Sprache und Freizeit:

Brasilianer sind ziemlich aufgeschlossen und hilfsbereit und lernen auch gern neue Leute kennen, auch wenn die meisten sehr schüchtern sind und nur zaghaft Englisch sprechen, sofern sie es können. Man kann immer jemanden finden, um abends mal wegzugehen und wie in Deutschland auch sind Studentenfeiern keine Seltenheit. Um aber wirklich tiefgründige Kontakte zu schließen, muss man schon sehr gut Portugiesisch sprechen, wobei man hier unterscheiden muss: das eigene Vermögen, sich auszudrücken ist nicht unbedingt das schwierigste, sondern eher das Hör-Verständnis, was ich zugegebener Weise unterschätzt habe und mir deutlich einfacher vorgestellt hab, zumal ich schon Italienisch und Spanisch-Kenntnisse habe.

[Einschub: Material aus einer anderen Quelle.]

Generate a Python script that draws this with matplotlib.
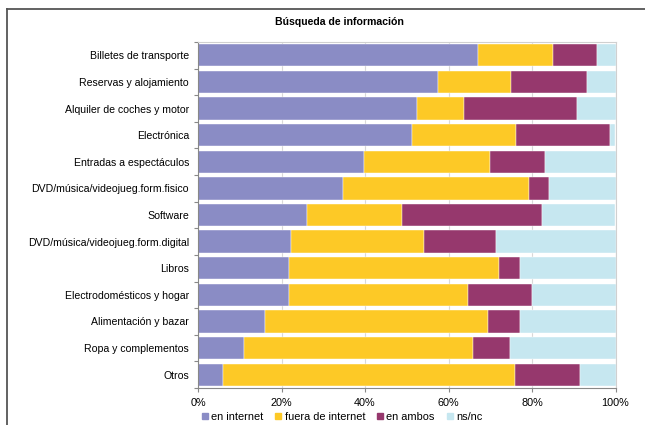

Aber der Klang des Portugiesischen und die starke Neigung zu Abbreviaturen sind sehr gewöhnungsbedürftig und erfordern einige Übung und Konzentration. Das grundlegende Vokabular erlernt man recht schnell, besonders wenn man auf eigene Faust durchs Land reist und man außerhalb der Uni in den seltensten Fällen einen Englisch-sprechenden Brasilianer antrifft. Zeit zum Reisen hat man eigentlich genug und stellt auch meistens kein Problem von Seiten des Arbeitgebers dar, allerdings wird man schnell eines Besseren belehrt, wenn man der Annahme ist, dass in Brasilien das Reisen günstig sei. Daher sollte man das nötige Kleingeld miteinplanen. Das Land ist riesig und bietet mit seiner enormen Vielseitigkeit viele interessante Orte, die einen Besuch definitiv wert sind.